### REQUIREMENTS:
Transcribe the material word for word, but without the images.

### DATASET EXTRACT:
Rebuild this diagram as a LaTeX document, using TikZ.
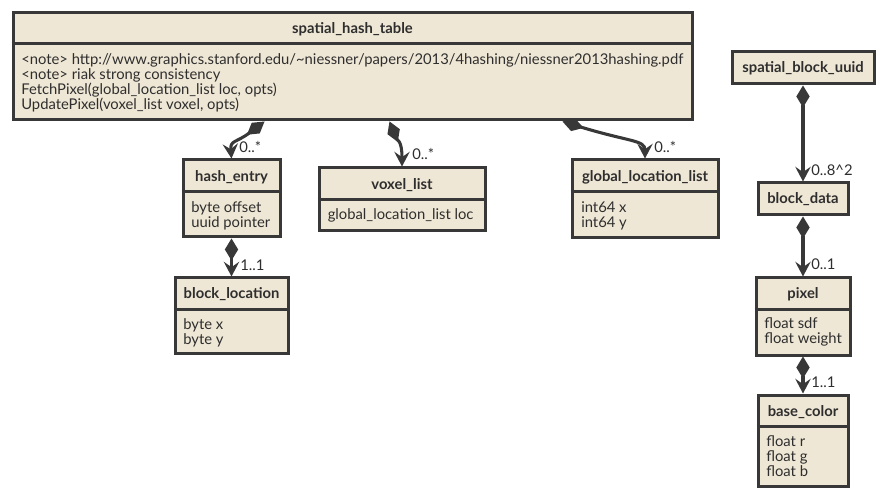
\documentclass[tikz,border=0pt]{standalone}
\usepackage{fontspec}
\setmainfont{Lato}
\usetikzlibrary{arrows.meta,backgrounds,calc}
\definecolor{cfill}{HTML}{EFE7D5}
\definecolor{cline}{HTML}{383838}
\definecolor{ctext}{HTML}{2E2E2E}
\newcommand{\umlbox}[5]{%
  \node[cls, minimum width={(#4-#2)*0.75pt}, minimum height={(#5-#3)*0.75pt}] (#1) at ({(#2+#4)/2},{(#3+#5)/2}) {};}
\begin{document}
\begin{tikzpicture}[x=0.75pt,y=-0.75pt,
  cls/.style={draw=cline, fill=cfill, line width=2.25pt, inner sep=0pt, rectangle},
  divline/.style={draw=cline, line width=2.25pt},
  ttl/.style={text=ctext, inner sep=0pt, font=\fontsize{11.1}{12}\selectfont\bfseries},
  txt/.style={text=ctext, inner sep=0pt, font=\fontsize{11.1}{12}\selectfont},
  lbl/.style={text=ctext, inner sep=0pt, font=\fontsize{11.1}{12}\selectfont},
  conn/.style={draw=cline, line width=2.3pt,
    {Diamond[length=16.5pt,width=10pt]}-{Stealth[length=11pt,width=11.5pt,inset=4pt]}}]
\useasboundingbox (0,0) rectangle (886,499);

% spatial_hash_table
\umlbox{sht}{13}{13}{692}{120}
\draw[divline] (sht.west |- 0,44) -- (sht.east |- 0,44);
\node[ttl, anchor=base] (sht-t) at (352.5,34) {spatial\_hash\_table};
\node[txt, anchor=base west] (sht-1) at (21,64.5) {<note> http://www.graphics.stanford.edu/\textasciitilde niessner/papers/2013/4hashing/niessner2013hashing.pdf};
\node[txt, anchor=base west] (sht-2) at (21,79.5) {<note> riak strong consistency};
\node[txt, anchor=base west] (sht-3) at (21,94.5) {FetchPixel(global\_location\_list loc, opts)};
\node[txt, anchor=base west] (sht-4) at (21,109.5) {UpdatePixel(voxel\_list voxel, opts)};

% hash_entry
\umlbox{he}{183}{160}{280}{237}
\draw[divline] (he.west |- 0,192) -- (he.east |- 0,192);
\node[ttl, anchor=base] (he-t) at (231.5,182) {hash\_entry};
\node[txt, anchor=base west] (he-1) at (191,212.5) {byte offset};
\node[txt, anchor=base west] (he-2) at (191,227.5) {uuid pointer};

% voxel_list
\umlbox{vl}{319}{168}{485}{231}
\draw[divline] (vl.west |- 0,200) -- (vl.east |- 0,200);
\node[ttl, anchor=base] (vl-t) at (402,190) {voxel\_list};
\node[txt, anchor=base west] (vl-1) at (327.5,220) {global\_location\_list loc};

% global_location_list
\umlbox{gl}{572}{160}{718}{238}
\draw[divline] (gl.west |- 0,192) -- (gl.east |- 0,192);
\node[ttl, anchor=base] (gl-t) at (645,182) {global\_location\_list};
\node[txt, anchor=base west] (gl-1) at (581,212.5) {int64 x};
\node[txt, anchor=base west] (gl-2) at (581,227.5) {int64 y};

% block_location
\umlbox{bl}{175}{278}{288}{353}
\draw[divline] (bl.west |- 0,309) -- (bl.east |- 0,309);
\node[ttl, anchor=base] (bl-t) at (231.5,299) {block\_location};
\node[txt, anchor=base west] (bl-1) at (183,329.5) {byte x};
\node[txt, anchor=base west] (bl-2) at (183,344.5) {byte y};

% spatial_block_uuid
\umlbox{sbu}{732}{52}{874}{84}
\node[ttl, anchor=base] (sbu-t) at (803,72.5) {spatial\_block\_uuid};

% block_data
\umlbox{bd}{758}{183}{848}{215}
\node[ttl, anchor=base] (bd-t) at (803,203.5) {block\_data};

% pixel
\umlbox{px}{756}{278}{850}{355}
\draw[divline] (px.west |- 0,309) -- (px.east |- 0,309);
\node[ttl, anchor=base] (px-t) at (803,299) {pixel};
\node[txt, anchor=base west] (px-1) at (764,329) {float sdf};
\node[txt, anchor=base west] (px-2) at (764,344) {float weight};

% base_color
\umlbox{bc}{758}{395}{848}{486}
\draw[divline] (bc.west |- 0,426) -- (bc.east |- 0,426);
\node[ttl, anchor=base] (bc-t) at (803,416) {base\_color};
\node[txt, anchor=base west] (bc-1) at (766,446) {float r};
\node[txt, anchor=base west] (bc-2) at (766,461) {float g};
\node[txt, anchor=base west] (bc-3) at (766,476) {float b};

% connectors
\begin{scope}[on background layer]
\fill[white] (0,0) rectangle (886,499);
\draw[conn] ($(sht.south west)+(253,0)$) .. controls (236,143) and (230,140) .. (he.north);
\draw[conn] ($(sht.south west)+(378,0)$) .. controls (397,140) and (402,140) .. (vl.north);
\draw[conn] ($(sht.south west)+(551,0)$) .. controls (630,142) and (645,140) .. (gl.north);
\draw[conn] (he.south) -- (bl.north);
\draw[conn] (sbu.south) -- (bd.north);
\draw[conn] (bd.south) -- (px.north);
\draw[conn] (px.south) -- (bc.north);
\end{scope}

% multiplicity labels
\node[lbl, anchor=base west] (m1) at (239,152.5) {0..*};
\node[lbl, anchor=base west] (m2) at (412,159.5) {0..*};
\node[lbl, anchor=base west] (m3) at (654,152.5) {0..*};
\node[lbl, anchor=base west] (m4) at (240,270.5) {1..1};
\node[lbl, anchor=base west] (m5) at (811,176) {0..8\textasciicircum 2};
\node[lbl, anchor=base west] (m6) at (811,270) {0..1};
\node[lbl, anchor=base west] (m7) at (811,387.5) {1..1};
\end{tikzpicture}
\end{document}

### FINAL RESULT:
Rebuild this diagram as a LaTeX document, using TikZ.
\documentclass[tikz,border=0pt]{standalone}
\usepackage{fontspec}
\setmainfont{Lato}
\usetikzlibrary{arrows.meta,backgrounds,calc}
\definecolor{cfill}{HTML}{EFE7D5}
\definecolor{cline}{HTML}{383838}
\definecolor{ctext}{HTML}{2E2E2E}
\newcommand{\umlbox}[5]{%
  \node[cls, minimum width={(#4-#2)*0.75pt}, minimum height={(#5-#3)*0.75pt}] (#1) at ({(#2+#4)/2},{(#3+#5)/2}) {};}
\begin{document}
\begin{tikzpicture}[x=0.75pt,y=-0.75pt,
  cls/.style={draw=cline, fill=cfill, line width=2.25pt, inner sep=0pt, rectangle},
  divline/.style={draw=cline, line width=2.25pt},
  ttl/.style={text=ctext, inner sep=0pt, font=\fontsize{11.1}{12}\selectfont\bfseries},
  txt/.style={text=ctext, inner sep=0pt, font=\fontsize{11.1}{12}\selectfont},
  lbl/.style={text=ctext, inner sep=0pt, font=\fontsize{11.1}{12}\selectfont},
  conn/.style={draw=cline, line width=2.3pt,
    {Diamond[length=16.5pt,width=10pt]}-{Stealth[length=11pt,width=11.5pt,inset=4pt]}}]
\useasboundingbox (0,0) rectangle (886,499);

% spatial_hash_table
\umlbox{sht}{13}{13}{692}{120}
\draw[divline] (sht.west |- 0,44) -- (sht.east |- 0,44);
\node[ttl, anchor=base] (sht-t) at (352.5,34) {spatial\_hash\_table};
\node[txt, anchor=base west] (sht-1) at (21,64.5) {<note> http://www.graphics.stanford.edu/\textasciitilde niessner/papers/2013/4hashing/niessner2013hashing.pdf};
\node[txt, anchor=base west] (sht-2) at (21,79.5) {<note> riak strong consistency};
\node[txt, anchor=base west] (sht-3) at (21,94.5) {FetchPixel(global\_location\_list loc, opts)};
\node[txt, anchor=base west] (sht-4) at (21,109.5) {UpdatePixel(voxel\_list voxel, opts)};

% hash_entry
\umlbox{he}{183}{160}{280}{237}
\draw[divline] (he.west |- 0,192) -- (he.east |- 0,192);
\node[ttl, anchor=base] (he-t) at (231.5,182) {hash\_entry};
\node[txt, anchor=base west] (he-1) at (191,212.5) {byte offset};
\node[txt, anchor=base west] (he-2) at (191,227.5) {uuid pointer};

% voxel_list
\umlbox{vl}{319}{168}{485}{231}
\draw[divline] (vl.west |- 0,200) -- (vl.east |- 0,200);
\node[ttl, anchor=base] (vl-t) at (402,190) {voxel\_list};
\node[txt, anchor=base west] (vl-1) at (327.5,220) {global\_location\_list loc};

% global_location_list
\umlbox{gl}{572}{160}{718}{238}
\draw[divline] (gl.west |- 0,192) -- (gl.east |- 0,192);
\node[ttl, anchor=base] (gl-t) at (645,182) {global\_location\_list};
\node[txt, anchor=base west] (gl-1) at (581,212.5) {int64 x};
\node[txt, anchor=base west] (gl-2) at (581,227.5) {int64 y};

% block_location
\umlbox{bl}{175}{278}{288}{353}
\draw[divline] (bl.west |- 0,309) -- (bl.east |- 0,309);
\node[ttl, anchor=base] (bl-t) at (231.5,299) {block\_location};
\node[txt, anchor=base west] (bl-1) at (183,329.5) {byte x};
\node[txt, anchor=base west] (bl-2) at (183,344.5) {byte y};

% spatial_block_uuid
\umlbox{sbu}{732}{52}{874}{84}
\node[ttl, anchor=base] (sbu-t) at (803,72.5) {spatial\_block\_uuid};

% block_data
\umlbox{bd}{758}{183}{848}{215}
\node[ttl, anchor=base] (bd-t) at (803,203.5) {block\_data};

% pixel
\umlbox{px}{756}{278}{850}{355}
\draw[divline] (px.west |- 0,309) -- (px.east |- 0,309);
\node[ttl, anchor=base] (px-t) at (803,299) {pixel};
\node[txt, anchor=base west] (px-1) at (764,329) {float sdf};
\node[txt, anchor=base west] (px-2) at (764,344) {float weight};

% base_color
\umlbox{bc}{758}{395}{848}{486}
\draw[divline] (bc.west |- 0,426) -- (bc.east |- 0,426);
\node[ttl, anchor=base] (bc-t) at (803,416) {base\_color};
\node[txt, anchor=base west] (bc-1) at (766,446) {float r};
\node[txt, anchor=base west] (bc-2) at (766,461) {float g};
\node[txt, anchor=base west] (bc-3) at (766,476) {float b};

% connectors
\begin{scope}[on background layer]
\fill[white] (0,0) rectangle (886,499);
\draw[conn] ($(sht.south west)+(253,0)$) .. controls (236,143) and (230,140) .. (he.north);
\draw[conn] ($(sht.south west)+(378,0)$) .. controls (397,140) and (402,140) .. (vl.north);
\draw[conn] ($(sht.south west)+(551,0)$) .. controls (630,142) and (645,140) .. (gl.north);
\draw[conn] (he.south) -- (bl.north);
\draw[conn] (sbu.south) -- (bd.north);
\draw[conn] (bd.south) -- (px.north);
\draw[conn] (px.south) -- (bc.north);
\end{scope}

% multiplicity labels
\node[lbl, anchor=base west] (m1) at (239,152.5) {0..*};
\node[lbl, anchor=base west] (m2) at (412,159.5) {0..*};
\node[lbl, anchor=base west] (m3) at (654,152.5) {0..*};
\node[lbl, anchor=base west] (m4) at (240,270.5) {1..1};
\node[lbl, anchor=base west] (m5) at (811,176) {0..8\textasciicircum 2};
\node[lbl, anchor=base west] (m6) at (811,270) {0..1};
\node[lbl, anchor=base west] (m7) at (811,387.5) {1..1};
\end{tikzpicture}
\end{document}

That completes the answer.